Ecommerce Due Diligence: The Complete Buyer's Checklist (2026)

A complete ecommerce due diligence checklist for buyers in 2026. Financial, operational, legal, and platform verification steps — what to check and when to walk away.

Ecommerce due diligence is what separates buyers who build wealth from buyers who spend six figures learning an expensive lesson. Every major acquisition mistake — overpaid valuations, hidden account flags, misrepresented revenue — comes back to skipped or rushed due diligence.

This guide gives you a complete ecommerce due diligence framework for 2026: what to verify, in what order, and exactly when the numbers tell you to walk away.

Why Ecommerce Due Diligence Is Different From Buying a Traditional Business

Ecommerce businesses have risk vectors that don't exist in brick-and-mortar acquisitions:

Platform dependency — A Shopify store or Amazon FBA business can be shuttered overnight if the platform suspends the account. A restaurant lease can't be cancelled by the landlord at will; an Amazon account can be.

Digital inventory verification — There's no physical warehouse walk. You're verifying inventory counts from spreadsheets, 3PL dashboards, and Amazon FBA inventory reports — all of which can be manipulated.

Traffic and marketing channel risk — Organic search traffic built on thin content can evaporate after a Google algorithm update. Paid traffic that looks profitable at face value may require the seller's specific creative expertise to maintain.
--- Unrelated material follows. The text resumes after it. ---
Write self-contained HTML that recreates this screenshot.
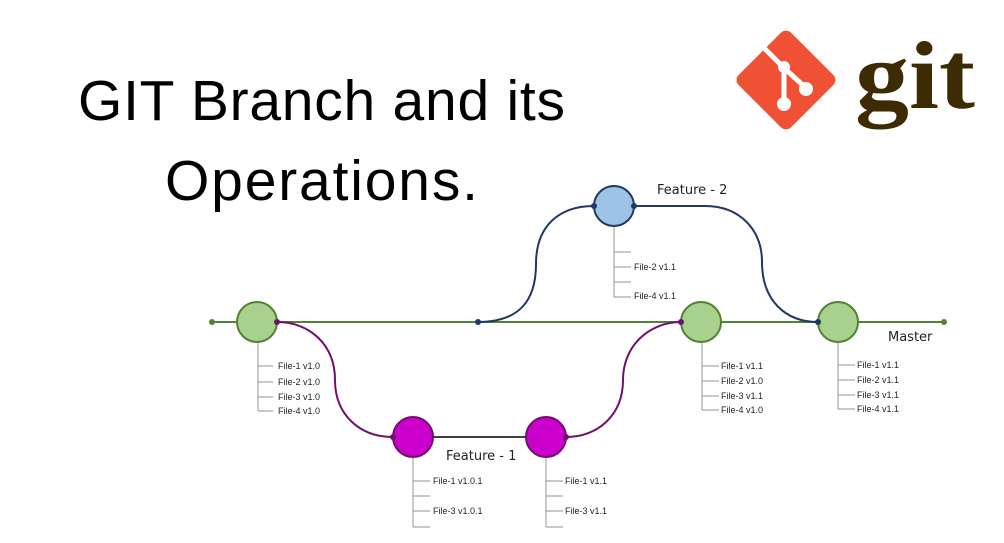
<!DOCTYPE html>
<html><head><meta charset="utf-8"><style>
body{margin:0;background:#fff;width:1004px;height:543px;overflow:hidden}
svg{display:block}
</style></head><body>
<svg width="1004" height="543" viewBox="0 0 1004 543" xmlns="http://www.w3.org/2000/svg" font-family="Liberation Sans, sans-serif">
<text x="78" y="120" font-size="57" textLength="487" lengthAdjust="spacing" fill="#000">GIT Branch and its</text>
<text x="165" y="200" font-size="57" textLength="313" lengthAdjust="spacing" fill="#000">Operations.</text>
<!-- logo -->
<g transform="translate(786,80) rotate(45)">
<rect x="-37" y="-37" width="74" height="74" rx="7" fill="#f05033"/>
</g>
<g stroke="#fff" stroke-width="5" fill="none">
<line x1="763" y1="47" x2="784" y2="68"/>
<line x1="784" y1="68" x2="784" y2="104"/>
<line x1="784" y1="68" x2="806" y2="88"/>
</g>
<circle cx="784" cy="67" r="6" fill="#fff"/>
<circle cx="806" cy="89" r="7" fill="#fff"/>
<circle cx="784" cy="104" r="7" fill="#fff"/>
<text x="855" y="108" font-family="Liberation Serif, serif" font-weight="bold" font-size="96" textLength="120" lengthAdjust="spacingAndGlyphs" fill="#3d2b03">git</text>
<!-- master line -->
<line x1="212" y1="322" x2="944" y2="322" stroke="#538135" stroke-width="2"/>
<circle cx="212" cy="322" r="3" fill="#538135"/><circle cx="944" cy="322" r="3" fill="#538135"/>
<!-- blue -->
<path d="M478,322 C520,322 536,300 536,264 C536,225 560,206 594,206 M634,206 L705,206 C740,206 762,230 762,262 C762,300 785,322 818,322" stroke="#203864" stroke-width="2" fill="none"/>
<!-- purple -->
<path d="M277,322 C310,322 335,345 335,380 C335,415 360,437 393,437 M566,437 C598,437 623,415 623,380 C623,345 650,322 681,322" stroke="#70106e" stroke-width="2" fill="none"/>
<line x1="433" y1="437" x2="526" y2="437" stroke="#404040" stroke-width="2"/>
<!-- file trees -->
<g stroke="#a6a6a6" stroke-width="1.2" fill="none">
<path d="M258,342V411M258,366h15M258,382h15M258,397h15M258,411h15"/>
<path d="M614,226V297M614,252h17M614,267h17M614,282h17M614,297h17"/>
<path d="M702,342V410M702,366h17M702,381h17M702,396h17M702,410h17"/>
<path d="M838,342V409M838,365h17M838,380h17M838,395h17M838,409h17"/>
<path d="M413,457V527M413,481h17M413,496h17M413,511h17M413,527h17"/>
<path d="M546,457V527M546,481h17M546,496h17M546,511h17M546,527h17"/>
</g>
<g font-size="9" fill="#222">
<text x="278" y="369">File-1 v1.0</text><text x="278" y="385">File-2 v1.0</text><text x="278" y="400">File-3 v1.0</text><text x="278" y="414">File-4 v1.0</text>
<text x="634" y="270">File-2 v1.1</text><text x="634" y="299">File-4 v1.1</text>
<text x="721" y="369">File-1 v1.1</text><text x="721" y="384">File-2 v1.0</text><text x="721" y="399">File-3 v1.1</text><text x="721" y="413">File-4 v1.0</text>
<text x="857" y="368">File-1 v1.1</text><text x="857" y="383">File-2 v1.1</text><text x="857" y="398">File-3 v1.1</text><text x="857" y="412">File-4 v1.1</text>
<text x="433" y="484">File-1 v1.0.1</text><text x="433" y="514">File-3 v1.0.1</text>
<text x="565" y="484">File-1 v1.1</text><text x="565" y="514">File-3 v1.1</text>
</g>
<!-- nodes -->
<g stroke-width="2">
<circle cx="257" cy="322" r="20" fill="#a9d18e" stroke="#538135"/>
<circle cx="701" cy="322" r="20" fill="#a9d18e" stroke="#538135"/>
<circle cx="838" cy="322" r="20" fill="#a9d18e" stroke="#538135"/>
<circle cx="614" cy="206" r="20" fill="#9dc3e6" stroke="#203864"/>
<circle cx="413" cy="437" r="20" fill="#cc00cc" stroke="#70106e"/>
<circle cx="546" cy="437" r="20" fill="#cc00cc" stroke="#70106e"/>
</g>
<g>
<circle cx="478" cy="322" r="3" fill="#203864"/><circle cx="594" cy="206" r="3" fill="#203864"/><circle cx="634" cy="206" r="3" fill="#203864"/><circle cx="818" cy="322" r="3" fill="#203864"/>
<circle cx="277" cy="322" r="3" fill="#70106e"/><circle cx="393" cy="437" r="3" fill="#70106e"/><circle cx="566" cy="437" r="3" fill="#70106e"/><circle cx="681" cy="322" r="3" fill="#70106e"/>
</g>
<g font-family="DejaVu Sans, sans-serif" font-size="13" fill="#222">
<text x="657" y="194">Feature - 2</text>
<text x="446" y="460">Feature - 1</text>
<text x="888" y="341">Master</text>
</g>
</svg>
</body></html>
Invisible liabilities — Pending IP claims, DMCA strikes, platform policy violations, and customer chargebacks don't show up on a P&L but can be catastrophic.

The depth of your ecommerce due diligence must match these specific risks. The standard 15-item checklist isn't enough.

Ecommerce Due Diligence Phase 1: Financial Verification

Financial due diligence establishes whether the stated SDE is real and repeatable.

Documents to Request

  • Profit & Loss statements (3 years, monthly detail)
  • Balance sheet (last 12 months)
  • Bank statements (12 months, all accounts)
  • Merchant processor statements (Stripe, PayPal, Shopify Payments — 12 months)
  • Tax returns (2–3 years, federal business returns)
  • Amazon Seller Central revenue reports (if applicable)
  • Inventory records with valuation methodology

What to Verify

Revenue reconciliation — Cross-reference P&L revenue against bank deposits and payment processor reports. These three sources must reconcile to within 2–3%. Gaps require explanation; unexplained gaps are a red flag.

Add-back verification — Every claimed add-back to SDE needs documentation. Owner salary? Show payroll records. One-time legal fee? Show the invoice and evidence it's resolved. Sellers commonly inflate SDE by 20–40% through aggressive add-backs.

COGS and margin trend — Are gross margins stable or compressing? Compressing margins (even with growing revenue) signal supplier pricing pressure, increased competition, or product quality issues.

Seasonality normalization — Use trailing 12 months (TTM) as your baseline. Compare TTM to the prior TTM. A business with $200K TTM SDE that earned $280K the year before has a -28% decline — that's not a 3x multiple business.

Owner time investment — How many hours per week does the seller work in the business? If the answer is "40 hours" but they're claiming minimal owner involvement, the stated SDE needs adjustment for management replacement costs.

Our interactive Due Diligence Checklist walks through every financial verification step with specific thresholds for what constitutes a pass versus a flag.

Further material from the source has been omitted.